# Directions
Emit the data below verbatim, stripping out any pictures.

# Source material
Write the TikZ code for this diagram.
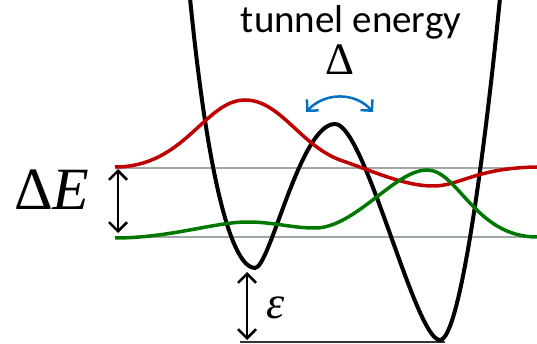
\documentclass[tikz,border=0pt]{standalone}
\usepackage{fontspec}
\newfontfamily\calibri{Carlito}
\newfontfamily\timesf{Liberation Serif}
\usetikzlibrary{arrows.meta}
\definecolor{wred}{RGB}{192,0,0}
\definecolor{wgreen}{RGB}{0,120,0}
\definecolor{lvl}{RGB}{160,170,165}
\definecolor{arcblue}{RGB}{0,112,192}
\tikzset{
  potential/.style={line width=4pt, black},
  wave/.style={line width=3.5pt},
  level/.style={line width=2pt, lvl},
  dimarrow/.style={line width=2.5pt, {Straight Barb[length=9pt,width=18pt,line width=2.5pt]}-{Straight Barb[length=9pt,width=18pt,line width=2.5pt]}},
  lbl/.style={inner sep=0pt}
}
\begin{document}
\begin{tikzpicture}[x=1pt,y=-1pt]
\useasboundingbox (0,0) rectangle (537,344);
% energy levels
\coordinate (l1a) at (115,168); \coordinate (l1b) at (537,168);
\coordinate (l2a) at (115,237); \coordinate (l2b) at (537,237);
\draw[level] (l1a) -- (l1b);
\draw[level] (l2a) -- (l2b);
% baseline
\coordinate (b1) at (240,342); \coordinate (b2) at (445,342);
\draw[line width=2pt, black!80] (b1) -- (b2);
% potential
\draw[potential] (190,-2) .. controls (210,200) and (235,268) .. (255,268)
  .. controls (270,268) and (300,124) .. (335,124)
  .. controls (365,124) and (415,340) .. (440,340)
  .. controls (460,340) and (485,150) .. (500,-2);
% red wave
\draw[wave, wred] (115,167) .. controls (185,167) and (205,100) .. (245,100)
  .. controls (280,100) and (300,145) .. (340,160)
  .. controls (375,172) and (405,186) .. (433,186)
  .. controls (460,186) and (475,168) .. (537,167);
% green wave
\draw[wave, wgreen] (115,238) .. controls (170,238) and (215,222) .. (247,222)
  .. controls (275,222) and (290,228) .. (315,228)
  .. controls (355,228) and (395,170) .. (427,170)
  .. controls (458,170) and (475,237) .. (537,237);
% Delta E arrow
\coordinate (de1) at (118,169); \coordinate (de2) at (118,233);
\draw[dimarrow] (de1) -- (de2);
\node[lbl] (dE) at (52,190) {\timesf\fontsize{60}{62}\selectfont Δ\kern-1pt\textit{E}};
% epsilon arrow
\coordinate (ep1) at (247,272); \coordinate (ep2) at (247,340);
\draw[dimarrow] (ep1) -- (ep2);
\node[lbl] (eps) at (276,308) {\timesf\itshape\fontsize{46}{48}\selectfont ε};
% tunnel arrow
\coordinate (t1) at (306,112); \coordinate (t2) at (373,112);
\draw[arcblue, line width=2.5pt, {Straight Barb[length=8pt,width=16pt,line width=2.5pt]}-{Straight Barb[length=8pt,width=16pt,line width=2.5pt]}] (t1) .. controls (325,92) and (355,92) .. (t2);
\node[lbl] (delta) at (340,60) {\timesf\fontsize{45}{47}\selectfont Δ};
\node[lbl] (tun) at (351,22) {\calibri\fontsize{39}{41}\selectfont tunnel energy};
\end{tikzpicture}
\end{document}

# Full output
Write the TikZ code for this diagram.
\documentclass[tikz,border=0pt]{standalone}
\usepackage{fontspec}
\newfontfamily\calibri{Carlito}
\newfontfamily\timesf{Liberation Serif}
\usetikzlibrary{arrows.meta}
\definecolor{wred}{RGB}{192,0,0}
\definecolor{wgreen}{RGB}{0,120,0}
\definecolor{lvl}{RGB}{160,170,165}
\definecolor{arcblue}{RGB}{0,112,192}
\tikzset{
  potential/.style={line width=4pt, black},
  wave/.style={line width=3.5pt},
  level/.style={line width=2pt, lvl},
  dimarrow/.style={line width=2.5pt, {Straight Barb[length=9pt,width=18pt,line width=2.5pt]}-{Straight Barb[length=9pt,width=18pt,line width=2.5pt]}},
  lbl/.style={inner sep=0pt}
}
\begin{document}
\begin{tikzpicture}[x=1pt,y=-1pt]
\useasboundingbox (0,0) rectangle (537,344);
% energy levels
\coordinate (l1a) at (115,168); \coordinate (l1b) at (537,168);
\coordinate (l2a) at (115,237); \coordinate (l2b) at (537,237);
\draw[level] (l1a) -- (l1b);
\draw[level] (l2a) -- (l2b);
% baseline
\coordinate (b1) at (240,342); \coordinate (b2) at (445,342);
\draw[line width=2pt, black!80] (b1) -- (b2);
% potential
\draw[potential] (190,-2) .. controls (210,200) and (235,268) .. (255,268)
  .. controls (270,268) and (300,124) .. (335,124)
  .. controls (365,124) and (415,340) .. (440,340)
  .. controls (460,340) and (485,150) .. (500,-2);
% red wave
\draw[wave, wred] (115,167) .. controls (185,167) and (205,100) .. (245,100)
  .. controls (280,100) and (300,145) .. (340,160)
  .. controls (375,172) and (405,186) .. (433,186)
  .. controls (460,186) and (475,168) .. (537,167);
% green wave
\draw[wave, wgreen] (115,238) .. controls (170,238) and (215,222) .. (247,222)
  .. controls (275,222) and (290,228) .. (315,228)
  .. controls (355,228) and (395,170) .. (427,170)
  .. controls (458,170) and (475,237) .. (537,237);
% Delta E arrow
\coordinate (de1) at (118,169); \coordinate (de2) at (118,233);
\draw[dimarrow] (de1) -- (de2);
\node[lbl] (dE) at (52,190) {\timesf\fontsize{60}{62}\selectfont Δ\kern-1pt\textit{E}};
% epsilon arrow
\coordinate (ep1) at (247,272); \coordinate (ep2) at (247,340);
\draw[dimarrow] (ep1) -- (ep2);
\node[lbl] (eps) at (276,308) {\timesf\itshape\fontsize{46}{48}\selectfont ε};
% tunnel arrow
\coordinate (t1) at (306,112); \coordinate (t2) at (373,112);
\draw[arcblue, line width=2.5pt, {Straight Barb[length=8pt,width=16pt,line width=2.5pt]}-{Straight Barb[length=8pt,width=16pt,line width=2.5pt]}] (t1) .. controls (325,92) and (355,92) .. (t2);
\node[lbl] (delta) at (340,60) {\timesf\fontsize{45}{47}\selectfont Δ};
\node[lbl] (tun) at (351,22) {\calibri\fontsize{39}{41}\selectfont tunnel energy};
\end{tikzpicture}
\end{document}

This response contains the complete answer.